‘Spectacular’ Polar Ring Galaxies May Be More Common Than Thought, Study Suggests
Astronomers have found two candidates for this rare type of galaxy, surrounded by a halo of hydrogen gas—and they could provide insights about dark matter
Astronomers have found two cosmic structures that may be examples of rare polar ring galaxies.
Researchers used an array of telescopes in Western Australia to peer beyond the Milky Way and study hydrogen gas in galaxies across the cosmos. The two potential polar ring galaxies—in which a ring of hydrogen gas orbits the main spiral disk at a 90-degree angle—are highly unusual objects.
“These are some of the most spectacular-looking galaxies that we see,” Nathan Deg, an astrophysicist at Queen’s University in Canada and one of the researchers involved in the findings, tells Jack Ryan of the Australian Broadcasting Corporation (ABC).
The two galaxies have not yet been confirmed as polar rings, the researchers note in their new paper, published Wednesday in the Monthly Notices of the Royal Astronomical Society. But if verified, the findings would suggest polar ring galaxies are much more common than astronomers once thought.
The research comes from an effort called the WALLABY survey, which aims to detect and image the distribution of a neutral type of hydrogen to better understand the formation and evolution of other galaxies. The survey utilizes a radio telescope, called ASKAP, made up of 36 dishes, each measuring 12 meters wide, for detecting radio waves emitted by the hydrogen gas.
Together, the telescopes act as a single dish with a six-kilometer diameter, Bärbel Koribalski, a co-author of the study and a senior research scientist at the Commonwealth Scientific and Industrial Research Organization (CSIRO) in Australia, tells the Sydney Morning Herald’s Angus Dalton.
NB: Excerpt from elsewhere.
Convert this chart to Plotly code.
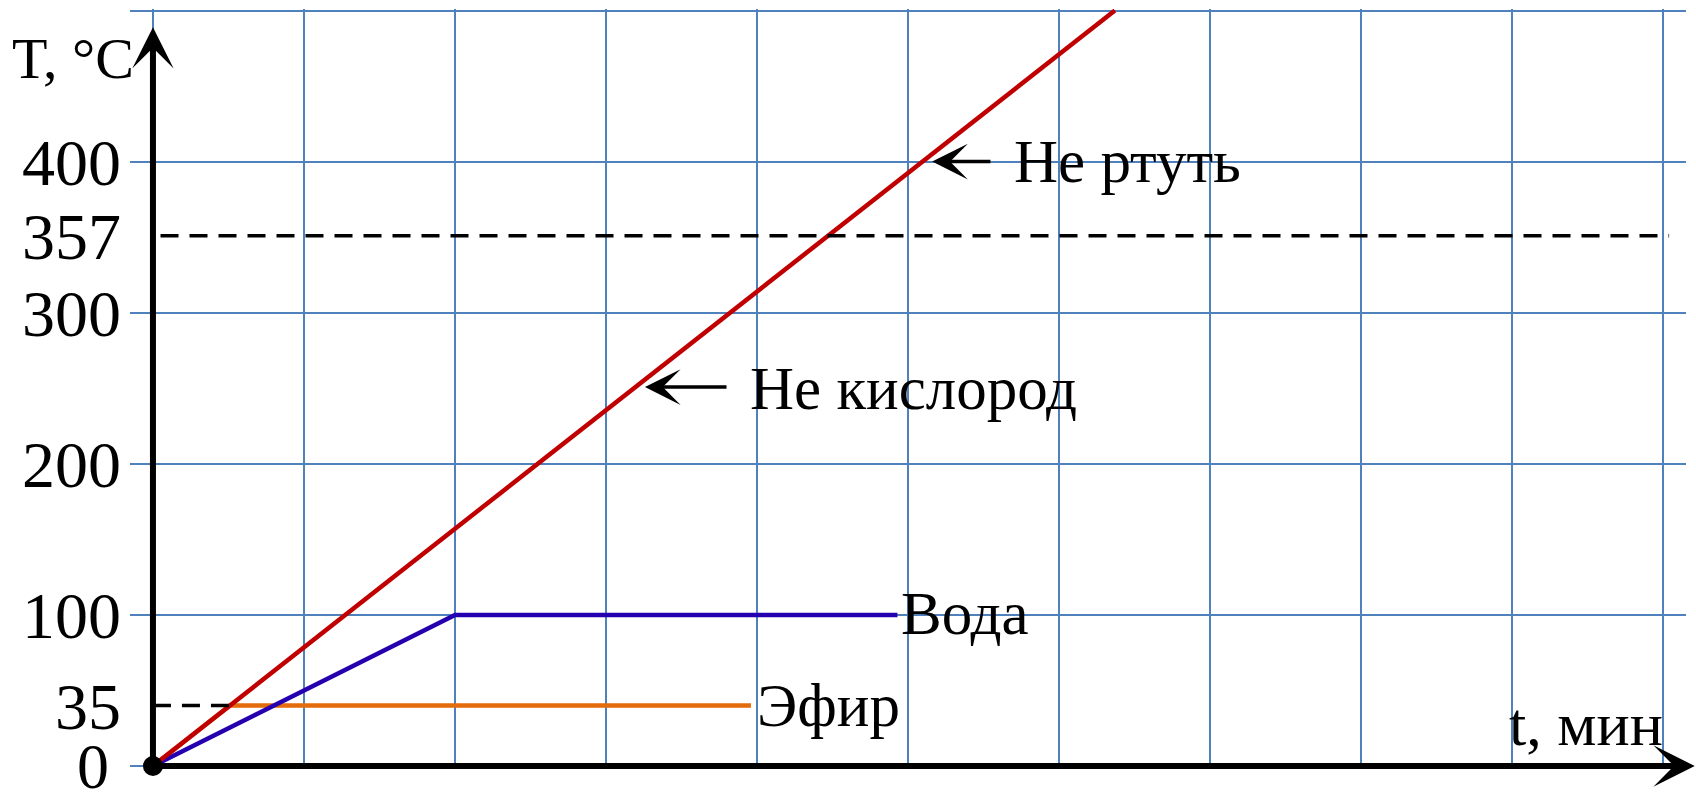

ASKAP is located on the land of the Wajarri Yamaji, an Indigenous group, in Western Australia.
Using this telescope, the researchers discovered ribbons of hydrogen gas circling each of the galaxies, called NGC 4632 and NGC 6156. The galaxy shown in the above image, NGC 4632, could have acquired its hydrogen ring by sucking up the gas from a nearby, smaller galaxy, Koribalski writes in the Conversation.
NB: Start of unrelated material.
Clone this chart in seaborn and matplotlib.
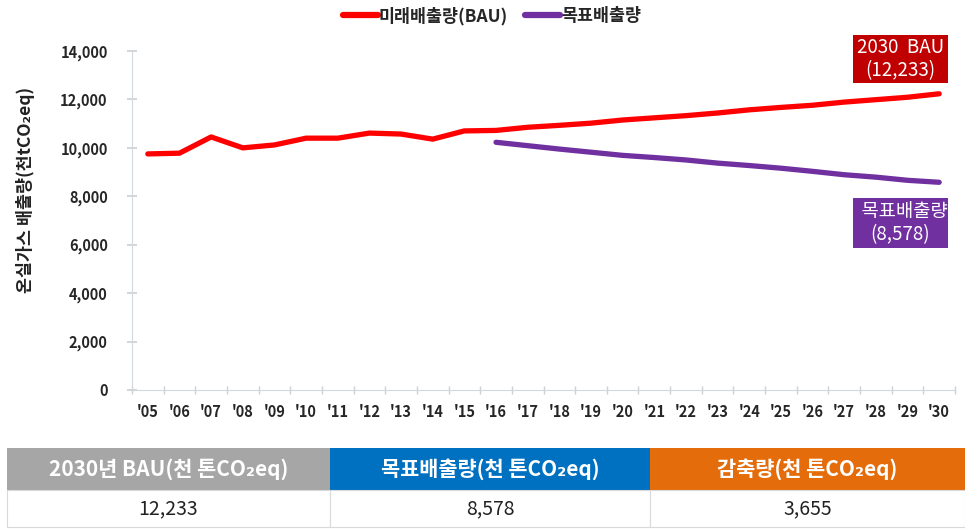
import matplotlib
matplotlib.use("Agg")
import matplotlib.pyplot as plt
from matplotlib.patches import Rectangle
from matplotlib.lines import Line2D
import seaborn as sns
import pandas as pd

# Chart data
years = ["'05", "'06", "'07", "'08", "'09", "'10", "'11", "'12", "'13", "'14", "'15", "'16", "'17",
         "'18", "'19", "'20", "'21", "'22", "'23", "'24", "'25", "'26", "'27", "'28", "'29", "'30"]
bau = [9750, 9780, 10450, 10000, 10120, 10400, 10400, 10610, 10570, 10360, 10700, 10720, 10850,
       10930, 11020, 11150, 11240, 11330, 11440, 11570, 11670, 11760, 11890, 11990, 12090, 12233]
target_years = years[11:]
target = [10230, 10090, 9950, 9820, 9690, 9600, 9500, 9370, 9270, 9160, 9030, 8890, 8790, 8660, 8578]

table_headers = ["2030년 BAU(천 톤CO₂eq)", "목표배출량(천 톤CO₂eq)", "감축량(천 톤CO₂eq)"]
table_values = ["12,233", "8,578", "3,655"]
header_colors = ["#A6A6A6", "#0070C0", "#E46C0A"]

sns.set_theme(style="white")
plt.rcParams['font.family'] = ['Noto Sans CJK KR', 'DejaVu Sans']

df_bau = pd.DataFrame({"pos": range(len(years)), "value": bau})
df_tgt = pd.DataFrame({"pos": [years.index(y) for y in target_years], "value": target})

fig = plt.figure(figsize=(9.65, 5.30), dpi=100)
W, H = 965, 530
ax = fig.add_axes([132 / W, 1 - 390 / H, (955 - 132) / W, (390 - 51) / H])

sns.lineplot(data=df_bau, x="pos", y="value", ax=ax, color="#FF0000", linewidth=3.8)
sns.lineplot(data=df_tgt, x="pos", y="value", ax=ax, color="#7030A0", linewidth=3.8)

ax.set_xlim(-0.47, 25.44)
ax.set_ylim(0, 14000)
ax.set_yticks(range(0, 14001, 2000))
ax.set_yticklabels([f"{v:,}" for v in range(0, 14001, 2000)], fontsize=10.5, fontweight="bold")
ax.set_xticks(range(len(years)))
ax.set_xticklabels(years, fontsize=10.5, fontweight="bold")
ax.set_xticks([i + 0.5 for i in range(-1, len(years))], minor=True)
ax.tick_params(axis="x", which="major", length=0, pad=10)
ax.tick_params(axis="x", which="minor", length=6, direction="inout", color="#D0D0D0", bottom=True)
ax.tick_params(axis="y", length=7, direction="inout", color="#D0D0D0", left=True, pad=14)
ax.set_xlabel("")
ax.set_ylabel("")
for side in ["top", "right"]:
    ax.spines[side].set_visible(False)
for side in ["left", "bottom"]:
    ax.spines[side].set_color("#D0D8E0")
    ax.spines[side].set_linewidth(0.8)

fig.text(26 / W, 1 - 190 / H, "온실가스 배출량(천tCO₂eq)", rotation=90, ha="center", va="center",
         fontsize=12.5, fontweight="bold", color="#222222")

# legend
handles = [Line2D([], [], color="#FF0000", linewidth=4.5, solid_capstyle="round"),
           Line2D([], [], color="#7030A0", linewidth=4.5, solid_capstyle="round")]
fig.legend(handles, ["미래배출량(BAU)", "목표배출량"], loc="center", bbox_to_anchor=(492 / W, 1 - 16 / H),
           ncol=2, frameon=False, handlelength=2.0, handletextpad=0.05, columnspacing=1.0,
           prop={"size": 12.5, "weight": "bold"})

# annotation boxes
def label_box(x0, y0, x1, y1, color, text):
    rect = Rectangle((x0 / W, 1 - y1 / H), (x1 - x0) / W, (y1 - y0) / H, transform=fig.transFigure,
                     facecolor=color, edgecolor="none")
    fig.patches.append(rect)
    t = fig.text((x0 + x1) / 2 / W, 1 - (y0 + y1) / 2 / H, text, ha="center", va="center",
                 color="white", fontsize=13.5, linespacing=1.1)
    t.set_clip_path(rect)

label_box(853, 35, 948, 83, "#C00000", "2030  BAU\n(12,233)")
label_box(853, 198, 948, 248, "#7030A0", "  목표배출량\n(8,578)")

# summary table
tax = fig.add_axes([0, 0, 1, 1], facecolor="none")
tax.set_xlim(0, W)
tax.set_ylim(H, 0)
tax.axis("off")
bounds = [7, 330, 650, 965]
for i, (head, val, col) in enumerate(zip(table_headers, table_values, header_colors)):
    x0, x1 = bounds[i], bounds[i + 1]
    tax.add_patch(Rectangle((x0, 448), x1 - x0, 42, facecolor=col, edgecolor="none"))
    tax.add_patch(Rectangle((x0, 490), x1 - x0, 37, facecolor="white", edgecolor="#D9D9D9", linewidth=0.8))
    tax.text((x0 + x1) / 2, 469, head, ha="center", va="center", color="white",
             fontsize=15, fontweight="bold")
    tax.text((x0 + x1) / 2, 509, val, ha="center", va="center", color="#222222", fontsize=14)

fig.savefig("out.png", dpi=100)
“The bigger galaxy is kind of bullying the neighbor, it’s taking away the gas,” Koribalski tells the Sydney Morning Herald. “And depending on where they are in the sky and how they rotate, the gas might be created into a larger disc, or in this case, it formed a polar ring around the galaxy.”
Polar ring galaxies could also result from massive collisions between two galaxies in the distant past, according to NASA.
To depict NGC 4632, the researchers created a composite image using the radio wave data from ASKAP, which captured the ethereal ring, and an optical image of the galaxy from the Subaru Telescope in Hawaii, per NASA. Using a specialized computer program, the team removed hydrogen from the central reigon of the galaxy in the image, leaving a two-dimensional ring they colored white in a way that depicts its orbital motion.
The paper examines two of the 600 galaxies observed in the WALLABY pilot study, and in the future, the researchers anticipate they’ll be able to look at more than 200,000 hydrogen-rich galaxies.
Based on previous research, astronomers had suggested that polar rings surround just 0.1 percent of all galaxies, per the ABC. But now, the new study posits these unusual structures may be a little more common, comprising 1 to 3 percent of nearby galaxies, Deg says in a statement.
The findings could also yield information about dark matter. Dark matter, which makes up an estimated 27 percent of the universe, has never been observed, but it’s scientists’ explanation for what holds galaxies and clusters of galaxies together. Astronomers suspect an invisible ring of dark matter encircles most galaxies, Koribalski writes in the Conversation. So, by studying the motion and placement of the hydrogen gas halos in polar ring galaxies, researchers could potentially explore how this affects the structure of surrounding dark matter.
Kenneth Freeman, an astronomer at the Australian National University who did not contribute to the findings, tells the ABC that he’s not convinced the researchers have found polar ring galaxies. But he is intrigued by the scientific potential of the discovery.
“The real interest, certainly for me, is just what it can tell you about dark matter,” he says to the publication.